▸ WRITTEN INSTRUCTION: Leaving out all pictures, reproduce the entries below exactly, from the first line through the line that contains "height_1kg = [36.5, 36.5, 31.9, 29.2, 21.0, 0.5]".

▸ DATA SHOWN:
»»

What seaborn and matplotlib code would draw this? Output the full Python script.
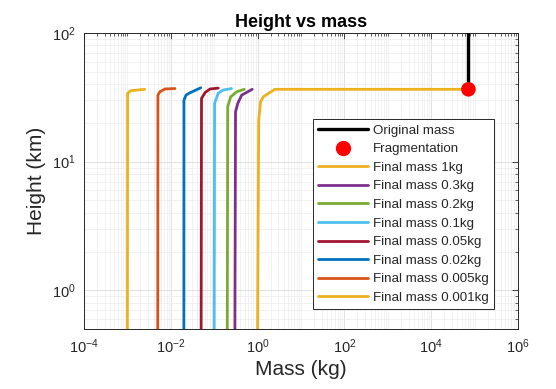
import matplotlib
matplotlib.use("Agg")
import matplotlib.pyplot as plt
import numpy as np
import pandas as pd
import seaborn as sns
from matplotlib.lines import Line2D
from matplotlib.ticker import LogLocator, LogFormatterMathtext, NullFormatter, FixedLocator

# Parent body: mass before break-up, from entry down to the fragmentation height
original_mass = [7.2e4, 7.2e4]
original_height = [36.5, 120.0]

# Fragmentation event
frag_mass = [7.2e4]
frag_height = [36.5]

# Fragment trajectories (mass in kg, height in km), one pair of lists per final mass
mass_1kg = [7.2e4, 2.5, 1.35, 1.17, 1.06, 1.0]
height_1kg = [36.5, 36.5, 31.9, 29.2, 21.0, 0.5]

mass_03kg = [0.75, 0.43, 0.35, 0.31, 0.30]
height_03kg = [36.5, 32.9, 28.4, 24.4, 0.5]

mass_02kg = [0.49, 0.33, 0.24, 0.205, 0.20]
height_02kg = [36.5, 34.9, 31.9, 26.8, 0.5]

mass_01kg = [0.25, 0.16, 0.124, 0.102, 0.10]
height_01kg = [37.0, 36.0, 34.0, 28.4, 0.5]

mass_005kg = [0.124, 0.08, 0.062, 0.051, 0.05]
height_005kg = [37.3, 36.7, 34.5, 31.0, 0.5]

mass_002kg = [0.049, 0.0277, 0.0224, 0.0201, 0.02]
height_002kg = [37.5, 34.3, 32.9, 30.1, 0.5]

mass_0005kg = [0.0125, 0.0073, 0.0056, 0.00505, 0.005]
height_0005kg = [37.0, 36.7, 34.9, 32.9, 0.5]

mass_0001kg = [0.0025, 0.0012, 0.00101, 0.001]
height_0001kg = [36.5, 35.6, 34.0, 0.5]

labels = ["Final mass 1kg", "Final mass 0.3kg", "Final mass 0.2kg",
          "Final mass 0.1kg", "Final mass 0.05kg", "Final mass 0.02kg",
          "Final mass 0.005kg", "Final mass 0.001kg"]
masses = [mass_1kg, mass_03kg, mass_02kg, mass_01kg, mass_005kg,
          mass_002kg, mass_0005kg, mass_0001kg]
heights = [height_1kg, height_03kg, height_02kg, height_01kg, height_005kg,
           height_002kg, height_0005kg, height_0001kg]
colors = ["#EDB120", "#7E2F8E", "#77AC30", "#4DBEEE", "#A2142F",
          "#0072BD", "#D95319", "#EDB120"]

x_ticks = [1e-4, 1e-2, 1e0, 1e2, 1e4, 1e6]
y_ticks = [1e0, 1e1, 1e2]

sns.set_style("white")
plt.rcParams["font.family"] = ["Liberation Sans", "DejaVu Sans"]
plt.rcParams["mathtext.default"] = "regular"

df = pd.concat(
    [pd.DataFrame({"mass": m, "height": h, "series": lab})
     for m, h, lab in zip(masses, heights, labels)],
    ignore_index=True,
)

fig = plt.figure(figsize=(5.56, 3.89), dpi=100)
ax = fig.add_axes([84 / 556, 1 - 329 / 389, 434 / 556, 296 / 389])
ax.set_xscale("log")
ax.set_yscale("log")

axis_col = "#262626"

sns.lineplot(x=original_mass, y=original_height, color="black", lw=2.4,
             sort=False, estimator=None, ax=ax, zorder=3)
sns.lineplot(data=df, x="mass", y="height", hue="series", hue_order=labels,
             palette=dict(zip(labels, colors)), sort=False, estimator=None,
             lw=2.0, legend=False, ax=ax, zorder=3)
sns.scatterplot(x=frag_mass, y=frag_height, color="#FF0000", s=110,
                edgecolor="none", ax=ax, zorder=5)

ax.set_xlim(1e-4, 1e6)
ax.set_ylim(0.5, 100)

ax.xaxis.set_major_locator(FixedLocator(x_ticks))
ax.xaxis.set_major_formatter(LogFormatterMathtext())
ax.xaxis.set_minor_locator(LogLocator(base=10.0, subs=np.arange(1, 10), numticks=40))
ax.xaxis.set_minor_formatter(NullFormatter())
ax.yaxis.set_major_locator(FixedLocator(y_ticks))
ax.yaxis.set_major_formatter(LogFormatterMathtext())
ax.yaxis.set_minor_locator(LogLocator(base=10.0, subs=np.arange(2, 10), numticks=40))
ax.yaxis.set_minor_formatter(NullFormatter())

ax.grid(True, which="major", color="#dcdcdc", lw=0.6)
ax.grid(True, which="minor", color="#ececec", lw=0.5)
ax.set_axisbelow(True)

ax.tick_params(which="both", direction="in", top=True, right=True,
               color=axis_col, labelcolor=axis_col, labelsize=10.5)
ax.tick_params(which="major", length=4, width=0.6, pad=6)
ax.tick_params(which="minor", length=2, width=0.5)
for sp in ax.spines.values():
    sp.set_color(axis_col)
    sp.set_linewidth(0.7)

ax.set_xlabel("Mass (kg)", fontsize=15, color=axis_col, labelpad=3)
ax.set_ylabel("Height (km)", fontsize=15, color=axis_col, labelpad=4)
ax.set_title("Height vs mass", fontsize=13, fontweight="bold", color="black", pad=4)

handles = [
    Line2D([], [], color="black", lw=2.4),
    Line2D([], [], color="#FF0000", marker="o", ls="none", markersize=10),
] + [Line2D([], [], color=c, lw=2.0) for c in colors]
leg_labels = ["Original mass", "Fragmentation"] + labels
leg = ax.legend(handles, leg_labels, loc="upper right",
                bbox_to_anchor=((494 - 84) / 434, (329 - 119) / 296),
                borderaxespad=0, fontsize=9.6, frameon=True, fancybox=False,
                framealpha=1, edgecolor=axis_col, handlelength=3.7,
                handletextpad=0.4, labelspacing=0.47, borderpad=0.4)
leg.get_frame().set_linewidth(0.7)
for t in leg.get_texts():
    t.set_color(axis_col)

fig.savefig("out.png", dpi=100)
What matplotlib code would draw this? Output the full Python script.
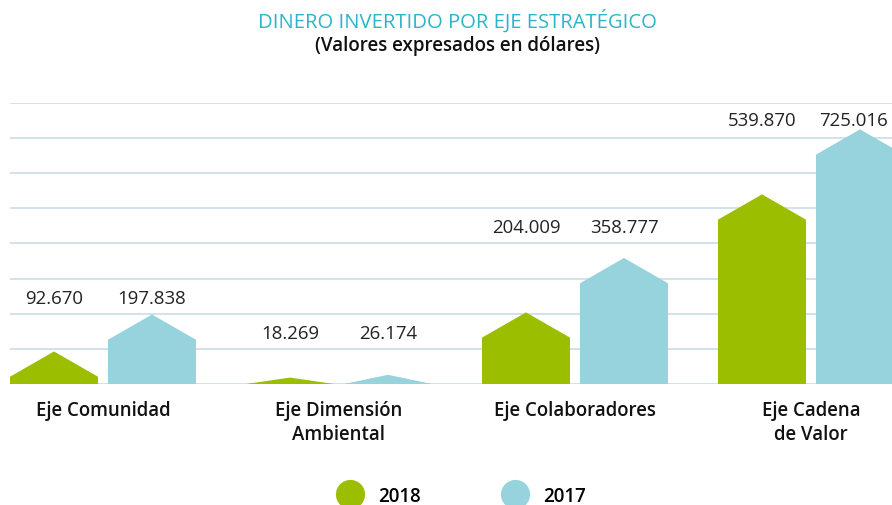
import numpy as np
import matplotlib.pyplot as plt
from matplotlib.patches import Polygon
from matplotlib.lines import Line2D

# ---- data -------------------------------------------------------------------
categories = ["Eje Comunidad", "Eje Dimensión\nAmbiental",
              "Eje Colaboradores", "Eje Cadena\nde Valor"]
years      = ["2018", "2017"]
vals_2018  = [92670, 18269, 204009, 539870]
vals_2017  = [197838, 26174, 358777, 725016]

# ---- style ------------------------------------------------------------------
GREEN, BLUE = "#9bbf00", "#96d3dd"
TEAL        = "#2ab5c8"
GRID        = "#c9dde6"
BAR_W       = 0.373
OFFSET      = 0.2076
ROOF        = 72000          # height of the triangular roof
LABEL_Y     = [246000, 146000, 447000, 751000]   # where value labels sit

plt.rcParams["font.family"] = ["Open Sans", "DejaVu Sans"]

fig = plt.figure(figsize=(8.92, 5.06), dpi=100)
ax = fig.add_axes([10 / 892, 121 / 506, 1 - 10 / 892, 281 / 506])
XMAX = (892 - 103) / 236


def house(ax, cx, v, color):
    r = min(ROOF, v)
    sh = v - r
    l, rt = cx - BAR_W / 2, cx + BAR_W / 2
    pts = [(l, 0), (rt, 0), (rt, sh), (cx, v), (l, sh)]
    ax.add_patch(Polygon(pts, closed=True, facecolor=color,
                         edgecolor="none", zorder=3))


for y in np.arange(0, 800001, 100000):
    ax.axhline(y, color=GRID, lw=1.2, zorder=1)

x = np.arange(len(categories))
for i in x:
    for v, col, off in ((vals_2018[i], GREEN, -OFFSET),
                        (vals_2017[i], BLUE, OFFSET)):
        house(ax, i + off, v, col)
        lx, ha = i + off, "center"
        if lx + 0.14 > XMAX:          # keep the last label inside the figure
            lx, ha = XMAX - 4 / 236, "right"
        ax.text(lx, LABEL_Y[i], f"{v:,}".replace(",", "."),
                ha=ha, va="center", fontsize=13.4, color="#222222")
    ax.text(i, -45000, categories[i], ha="center", va="top",
            fontsize=13.4, fontweight="semibold", color="#111111",
            linespacing=1.3)

ax.set_xlim(-93 / 236, XMAX)
ax.set_ylim(0, 800000)
ax.axis("off")

fig.text(0.513, 0.958, "DINERO INVERTIDO POR EJE ESTRATÉGICO",
         ha="center", va="center", fontsize=14.6, color=TEAL,
         fontweight="medium")
fig.text(0.513, 0.909, "(Valores expresados en dólares)",
         ha="center", va="center", fontsize=13.5, fontweight="semibold",
         color="#111111")

handles = [Line2D([], [], marker="o", ls="none", markersize=21,
                  markerfacecolor=c, markeredgecolor="none")
           for c in (GREEN, BLUE)]
leg = fig.legend(handles, years, loc="center", ncol=2,
                 bbox_to_anchor=(0.514, 0.018), frameon=False,
                 columnspacing=4.0, handletextpad=0.5,
                 prop={"size": 13.5, "weight": "semibold"})

fig.savefig("out.png", dpi=100)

««

▸ ANSWER FOR THE TASK:
What seaborn and matplotlib code would draw this? Output the full Python script.
import matplotlib
matplotlib.use("Agg")
import matplotlib.pyplot as plt
import numpy as np
import pandas as pd
import seaborn as sns
from matplotlib.lines import Line2D
from matplotlib.ticker import LogLocator, LogFormatterMathtext, NullFormatter, FixedLocator

# Parent body: mass before break-up, from entry down to the fragmentation height
original_mass = [7.2e4, 7.2e4]
original_height = [36.5, 120.0]

# Fragmentation event
frag_mass = [7.2e4]
frag_height = [36.5]

# Fragment trajectories (mass in kg, height in km), one pair of lists per final mass
mass_1kg = [7.2e4, 2.5, 1.35, 1.17, 1.06, 1.0]
height_1kg = [36.5, 36.5, 31.9, 29.2, 21.0, 0.5]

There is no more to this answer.